In most urban Indian homes, childhood is surrounded by objects designed to distract rather than endure. Plastic toys pile up quickly, polyester towels masquerade as comfort, and “kid-friendly” design often means disposable aesthetics. Art, meanwhile, remains carefully cordoned off — too fragile, too expensive, too serious. Not for children.

LOAM, launching in Mumbai on February 28 at Method Art Gallery, Kala Ghoda, challenges this division. It asks a deceptively simple question: why is art something we introduce cautiously and late, when children are already immersed in environments that shape their attention, imagination, and sense of beauty from birth?

(Frida Toy Face by Amrit Pal Singh)

The platform launches with two exhibitions: Woke Up A Dinosaur, a solo show by Mumbai-based artist Vinayak Sarwankar, and Scribble on the Wall, a group exhibition curated by Anica Mann, bringing together contemporary artists working across painting, textiles, sculpture, new media, and participatory formats.
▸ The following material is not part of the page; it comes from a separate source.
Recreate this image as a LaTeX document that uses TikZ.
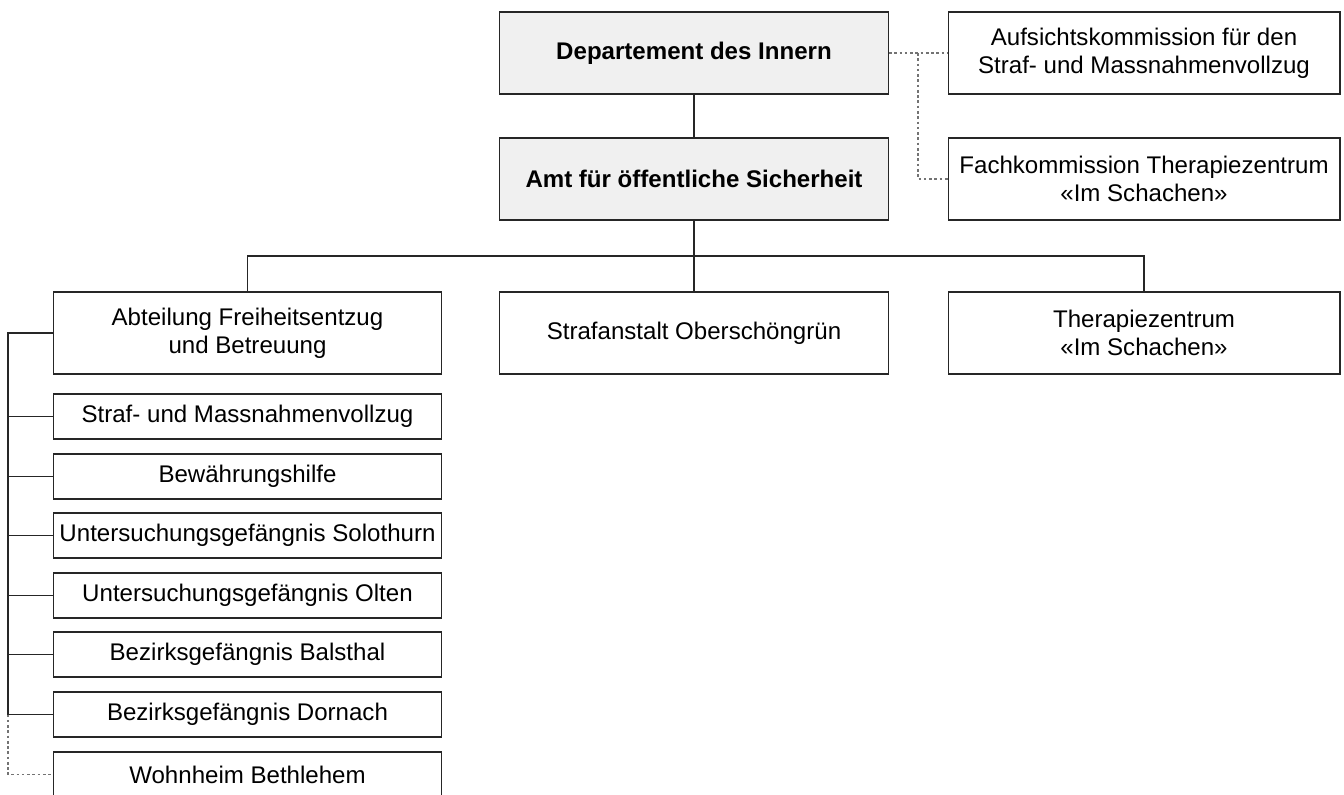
\documentclass[tikz,border=0pt]{standalone}
\usepackage{fontspec}
\setmainfont{Liberation Sans}
\usetikzlibrary{positioning, calc}

\begin{document}
\begin{tikzpicture}[
    x=0.02cm, y=-0.02cm,
    unit/.style={rectangle, draw=black!85, line width=0.6pt, align=center, inner sep=1pt,
        font=\fontsize{13.7}{15.8}\selectfont},
    bigunit/.style={unit, minimum width=7.78cm, minimum height=1.64cm},
    headunit/.style={bigunit, fill=black!6, font=\fontsize{13.7}{15.8}\selectfont\bfseries},
    smallunit/.style={unit, minimum width=7.78cm, minimum height=0.9cm},
    line/.style={draw=black!85, line width=0.6pt},
    dotline/.style={draw=black!55, line width=0.6pt, dash pattern=on 1.5pt off 1.5pt}
]
    \useasboundingbox (0,0) rectangle (1344,794);

    % Leitung
    \node (dept) [headunit] at (694, 53) {Departement des Innern};
    \node (amt) [headunit] at (694, 179) {Amt für öffentliche Sicherheit};

    % Kommissionen
    \node (aufs) [bigunit, minimum width=7.84cm] at (1144, 53) {Aufsichtskommission für den\\Straf- und Massnahmenvollzug};
    \node (fach) [bigunit, minimum width=7.84cm] at (1144, 179) {Fachkommission Therapiezentrum\\«Im Schachen»};

    % Zweite Ebene
    \node (abt) [bigunit] at (247.5, 333) {Abteilung Freiheitsentzug\\und Betreuung};
    \node (osg) [bigunit] at (694, 333) {Strafanstalt Oberschöngrün};
    \node (tz) [bigunit, minimum width=7.84cm] at (1144, 333) {Therapiezentrum\\«Im Schachen»};

    % Abteilung
    \node (smv) [smallunit] at (247.5, 416.5) {Straf- und Massnahmenvollzug};
    \node (bwh) [smallunit] at (247.5, 476.5) {Bewährungshilfe};
    \node (ugs) [smallunit] at (247.5, 535.5) {Untersuchungsgefängnis Solothurn};
    \node (ugo) [smallunit] at (247.5, 595.5) {Untersuchungsgefängnis Olten};
    \node (bgb) [smallunit] at (247.5, 654.5) {Bezirksgefängnis Balsthal};
    \node (bgd) [smallunit] at (247.5, 714.5) {Bezirksgefängnis Dornach};
    \node (whb) [smallunit] at (247.5, 774.5) {Wohnheim Bethlehem};

    % Verbindungen oben
    \draw [line] (dept) -- (amt);
    \coordinate (bus) at (694, 256);
    \draw [line] (amt) -- (bus);
    \draw [line] (bus) -- (osg);
    \draw [line] (abt.north) |- (bus) -| (tz.north);

    % Kommissionen (gestrichelt)
    \coordinate (rbus) at (918, 53);
    \draw [dotline] (dept.east) -- (aufs.west);
    \draw [dotline] (rbus) |- (fach.west);

    % Abteilung links
    \coordinate (lbus) at (8, 333);
    \draw [line] (abt.west) -- (lbus) |- (bgd.west);
    \draw [line] (smv.west) -- (smv.west -| lbus);
    \draw [line] (bwh.west) -- (bwh.west -| lbus);
    \draw [line] (ugs.west) -- (ugs.west -| lbus);
    \draw [line] (ugo.west) -- (ugo.west -| lbus);
    \draw [line] (bgb.west) -- (bgb.west -| lbus);
    \draw [dotline] (lbus |- bgd.west) |- (whb.west);
\end{tikzpicture}
\end{document}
Sarwankar’s Woke Up A Dinosaur is rooted in memory rather than nostalgia. Dinosaurs, playground structures, and loosely drawn figures surface as fragments — not symbols — of childhood imagination. His layered paintings blur the line between reality and fantasy, creating a space that speaks as much to adults as it does to children.

But LOAM’s beginnings lie outside the gallery.

When curator and art historian Anica Mann had her baby, her close friend Gayeti Singh — journalist and mother of two — began to notice something quietly striking. Mann, deeply embedded in the contemporary art world, was being gifted objects of real substance: a hand-made baby mobile by textile artist Liactuallee, thoughtfully crafted pieces made to last, to be touched, and to be lived with. Meanwhile, outside that world, the default language of childhood remained plastic toys and mass-produced clutter.

“That contrast was impossible to ignore,” Singh says. “Here was a baby being welcomed with objects that carried thought, materiality, and imagination — and the rest of us were drowning in things that would be thrown away in months.”



(Lay on Grass Art Rug by Vishaka Jindal)

It was in this moment of recognition that LOAM took shape — not as a children’s brand, but as a curatorial platform dedicated to listing and presenting contemporary art for children. The aim was not to aestheticise childhood, but to take it seriously: to curate works that invite curiosity, texture, humour, and open-ended engagement.

“Scribble on the Wall” brings together artists including Amrit Pal Singh, Anitha Reddy, Ashna Malik, Cultrebox, Hansika Mangwani, Harshita Sharma, Liactuallee, Mona Sharma, Pavan Kumar D, Raj Chowdhury, Revant Dasgupta, Sanathan Vatsayana, and Vishakha Jindal. Their practices vary widely, but they share a commitment to material intelligence and trust in the viewer — including the youngest one.

Importantly, these works are not simplified or instructional. They resist the logic of plastic toys and over-designed learning tools, instead offering children encounters shaped by texture, form, ambiguity, and play.





(Baby Bimol by Revant Dasgupta)

“Children don’t need everything to be explained to them,” Singh adds. “They are already incredibly perceptive. What they need is access — to real materials, real ideas, and objects that don’t underestimate them.”

LOAM also extends into functional art objects — mobiles, textiles, sculptural forms, and design-led pieces intended to live in homes rather than behind glass. The idea is not collectibility, but companionship: objects that age alongside children and gather meaning over time.

At a moment when childhood is increasingly shaped by screens, consumption, and speed, LOAM’s proposition feels quietly countercultural. It suggests that imagination does not need to be taught — only protected, trusted, and given space.

LOAM opens on February 28, marking its first public presentation at the intersection of contemporary art, design, and childhood culture. Parents are encouraged to bring their children. Everyone else may need to unlearn a few rules.



(Echoes Of A Home by Mona Sharma)

LOAM launches on 28 February 2026 at Method Art Gallery, Kala Ghoda, Mumbai. Full exhibition catalogues are available on request.